We implemented the following machine learning models:
- Logistic Regression
- Decision Tree
- Random Forest
- Gradient Boosting Machine
- XGBoost
- K Nearest Neighbor
- Naive Bayes
- Support Vector Machine
- Artificial Neaural Networks
- Models and their accuracy scores are: Logistic Regression: 0.91; Decision Tree: 0.82; Random Forest: 0.86; Gradient Boosting Machine: 0.92;
XGBoost: 0.93 ; K Nearest Neighbor: 0.91; Naive Bayes: 0.85; Support Vector Machine: 0.91; and Artificial Neural Networks: 0.91.
- Model XGBoost tops all classification evaluation metrics among all different implemented models.
- The top five features are duration, age, month may, housing, and day, listed in decreasing order of their impact on a model's predictions.

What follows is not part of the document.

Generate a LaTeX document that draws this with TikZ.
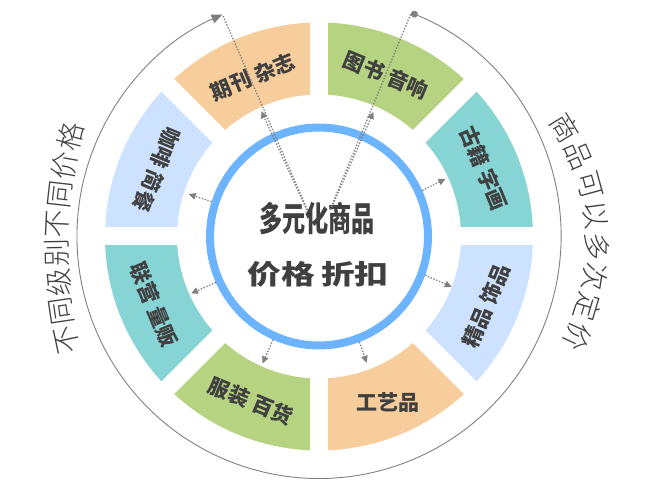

- Overall, we can draw the conclusion that lower values of the majority of the input features have a positive impact on the model's prediction,
but higher values of the majority of the input features have a negative impact.
- The XGBoost classification model has the highest accuracy, precision, recall, and F1-score of all the models.
Furthermore, XGBoost has a roc auc score of 0.93, which is very close to one, indicating that the classifier is perfectly capable of differentiating between classes.
- The XGBoost classification model trained using cross validation is the ideal model and well-trained for predicting whether
the client will subscribe to a term deposit or not due to its high accuracy (0.936126), precision (0.93),
recall (0.93), F1 score (0.93), and rou auc score (0.93), which is close to one.